Starting at the first line of the listing below, repeat each line exactly until the line containing "(bur) at (364,559)", which you include. Leave out pictures.

+++ Source excerpt

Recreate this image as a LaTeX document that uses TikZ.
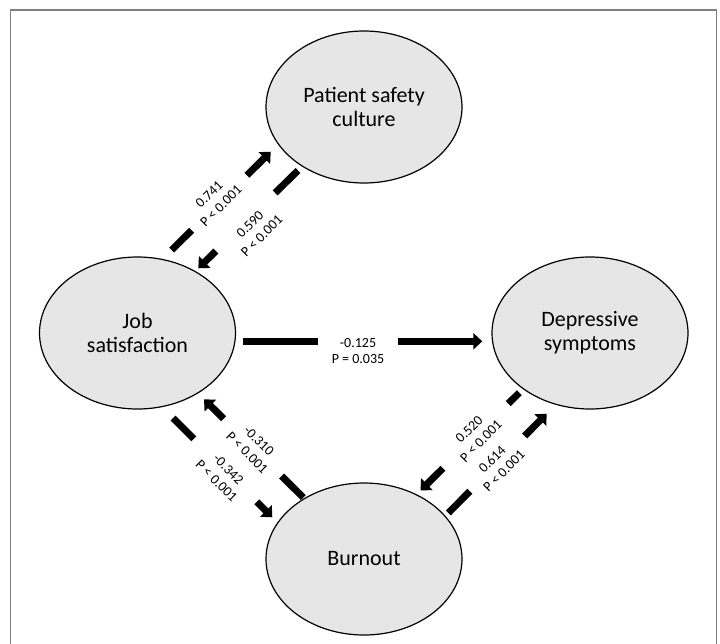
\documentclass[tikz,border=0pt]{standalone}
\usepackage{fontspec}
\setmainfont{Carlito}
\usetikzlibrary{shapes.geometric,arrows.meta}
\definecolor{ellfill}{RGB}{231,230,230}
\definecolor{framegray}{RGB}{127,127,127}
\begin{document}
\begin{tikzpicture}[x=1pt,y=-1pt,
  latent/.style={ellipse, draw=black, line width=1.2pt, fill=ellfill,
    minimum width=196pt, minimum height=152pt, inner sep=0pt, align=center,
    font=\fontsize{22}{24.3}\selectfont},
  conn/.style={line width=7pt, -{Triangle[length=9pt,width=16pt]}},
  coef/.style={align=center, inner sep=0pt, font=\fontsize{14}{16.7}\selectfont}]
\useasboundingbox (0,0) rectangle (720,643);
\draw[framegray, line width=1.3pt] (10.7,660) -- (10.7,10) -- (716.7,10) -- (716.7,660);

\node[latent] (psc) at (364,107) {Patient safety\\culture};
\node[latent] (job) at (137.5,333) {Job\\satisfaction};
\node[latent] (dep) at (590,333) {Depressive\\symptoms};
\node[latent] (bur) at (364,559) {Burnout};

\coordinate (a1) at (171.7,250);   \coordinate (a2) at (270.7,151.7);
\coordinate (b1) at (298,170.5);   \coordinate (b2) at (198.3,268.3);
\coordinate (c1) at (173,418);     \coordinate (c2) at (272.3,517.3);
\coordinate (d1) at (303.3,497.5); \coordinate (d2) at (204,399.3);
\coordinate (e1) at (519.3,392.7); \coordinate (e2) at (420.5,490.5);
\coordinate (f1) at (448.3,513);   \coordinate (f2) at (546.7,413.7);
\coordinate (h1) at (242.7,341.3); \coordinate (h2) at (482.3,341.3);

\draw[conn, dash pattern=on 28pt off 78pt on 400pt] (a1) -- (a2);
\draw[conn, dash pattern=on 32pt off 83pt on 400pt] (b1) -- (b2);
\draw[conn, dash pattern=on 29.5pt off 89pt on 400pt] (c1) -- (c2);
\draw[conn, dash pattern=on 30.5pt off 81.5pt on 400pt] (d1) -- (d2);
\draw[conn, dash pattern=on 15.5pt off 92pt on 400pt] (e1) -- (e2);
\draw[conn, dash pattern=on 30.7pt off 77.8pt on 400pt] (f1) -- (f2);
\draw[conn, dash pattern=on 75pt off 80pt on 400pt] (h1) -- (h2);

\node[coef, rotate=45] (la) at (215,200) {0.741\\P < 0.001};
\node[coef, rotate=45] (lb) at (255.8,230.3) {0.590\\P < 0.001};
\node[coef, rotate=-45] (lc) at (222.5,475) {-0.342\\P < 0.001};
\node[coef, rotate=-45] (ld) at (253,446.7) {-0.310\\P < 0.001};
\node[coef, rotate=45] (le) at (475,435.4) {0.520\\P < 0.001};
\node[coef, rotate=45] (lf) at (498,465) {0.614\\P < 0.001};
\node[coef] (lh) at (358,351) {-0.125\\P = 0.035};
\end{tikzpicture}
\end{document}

++++++

=== Reply to the exercise ===
Recreate this image as a LaTeX document that uses TikZ.
\documentclass[tikz,border=0pt]{standalone}
\usepackage{fontspec}
\setmainfont{Carlito}
\usetikzlibrary{shapes.geometric,arrows.meta}
\definecolor{ellfill}{RGB}{231,230,230}
\definecolor{framegray}{RGB}{127,127,127}
\begin{document}
\begin{tikzpicture}[x=1pt,y=-1pt,
  latent/.style={ellipse, draw=black, line width=1.2pt, fill=ellfill,
    minimum width=196pt, minimum height=152pt, inner sep=0pt, align=center,
    font=\fontsize{22}{24.3}\selectfont},
  conn/.style={line width=7pt, -{Triangle[length=9pt,width=16pt]}},
  coef/.style={align=center, inner sep=0pt, font=\fontsize{14}{16.7}\selectfont}]
\useasboundingbox (0,0) rectangle (720,643);
\draw[framegray, line width=1.3pt] (10.7,660) -- (10.7,10) -- (716.7,10) -- (716.7,660);

\node[latent] (psc) at (364,107) {Patient safety\\culture};
\node[latent] (job) at (137.5,333) {Job\\satisfaction};
\node[latent] (dep) at (590,333) {Depressive\\symptoms};
\node[latent] (bur) at (364,559) {Burnout};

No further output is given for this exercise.